Google Sheets has revision history, sure. But it tracks cell changes, not intent. It can’t tell you why someone changed the blended rate from $185 to $210, or whether that change was a correction or a mistake. There’s no commit message. No audit trail of reasoning.

6. Formula Rot

Every complex spreadsheet decays over time. Someone copies a row and breaks a relative reference. Someone overwrites a formula with a hardcoded number because “it wasn’t calculating right.” Someone adds a column that shifts every downstream reference by one.

Formula rot is insidious because it’s invisible. The spreadsheet still produces numbers. They’re just wrong numbers. And nobody knows they’re wrong until a project comes in 40% over estimate and someone finally traces it back to a broken VLOOKUP that’s been lying for eight months.

7. Single Point of Failure

Your estimation spreadsheet was built by one person. Maybe two. They understood the logic, the hidden assumptions, the weird conditional formatting that means “this number is a guess, not a calculation.” When they leave, and they will leave, all of that context goes with them.

You’re left with a spreadsheet that works, technically, but that nobody fully understands. And nobody wants to rebuild it because the current one “mostly works.” So you keep using a tool you don’t understand for decisions worth millions.

Unpopular Opinion

Your estimation spreadsheet isn’t a tool. It’s technical debt masquerading as a process. Every time you use it, you’re accumulating more debt — more hardcoded assumptions, more broken references, more knowledge that lives only in someone’s head. And like all technical debt, it compounds. The longer you carry it, the more painful the migration.

“We’ve always done it this way” is the most expensive sentence in professional services.

What Replaces It

The replacement isn’t another spreadsheet. It’s not even a better spreadsheet. It’s a fundamentally different approach to estimation.

An estimation system should have:

  • Structured service definitions — not rows in a spreadsheet, but entities with defined components, effort drivers, and pricing logic
  • Version history with context — who changed what, when, and why, at the proposal level
  • Governance and approvals — margin floors enforced by the system, discount approvals tracked, role-based access
  • Feedback from delivery — actual outcomes flowing back to calibrate future estimates
  • Composability — reusable service blocks that snap together and recalculate automatically

This isn’t science fiction. This is what manufacturing figured out twenty years ago with CPQ tools. Services businesses are just late to the party.

The Migration Fear

I know what you’re thinking. “We can’t just stop using our spreadsheet. Everything depends on it.” That fear is valid. And it’s also the same fear that keeps companies running Windows XP in 2026. The longer you wait, the harder the migration gets. The assumptions get more deeply buried. The formulas get more tangled. The people who understand it get closer to leaving.
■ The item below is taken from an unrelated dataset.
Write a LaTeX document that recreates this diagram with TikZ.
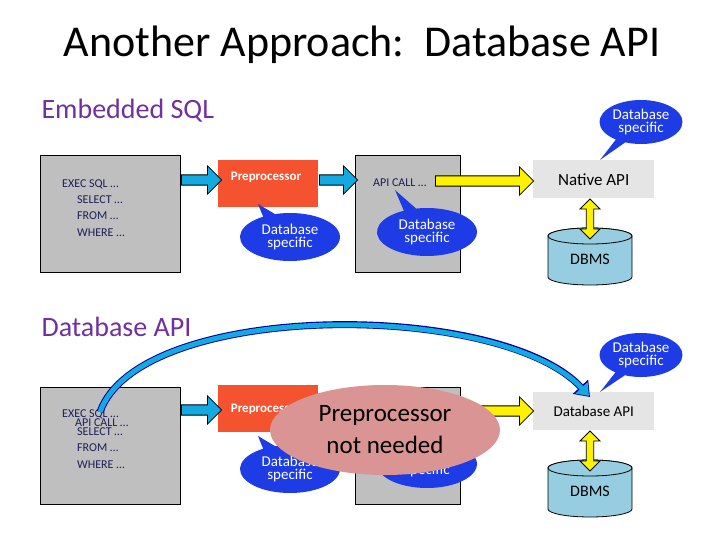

The migration doesn’t have to be all at once. Start with one service line. Build its definitions in a structured system. Run estimates in both tools for a quarter. Compare the outputs. Once you see structured estimation producing better, faster, more consistent results — and it will — the spreadsheet dies on its own.

Bottom Line

Open your estimation spreadsheet right now. Find the most complex formula in it. Now ask yourself: if the person who wrote that formula left tomorrow, could anyone else explain what it does and verify it’s correct?

If the answer is no, you don’t have an estimation process. You have a liability.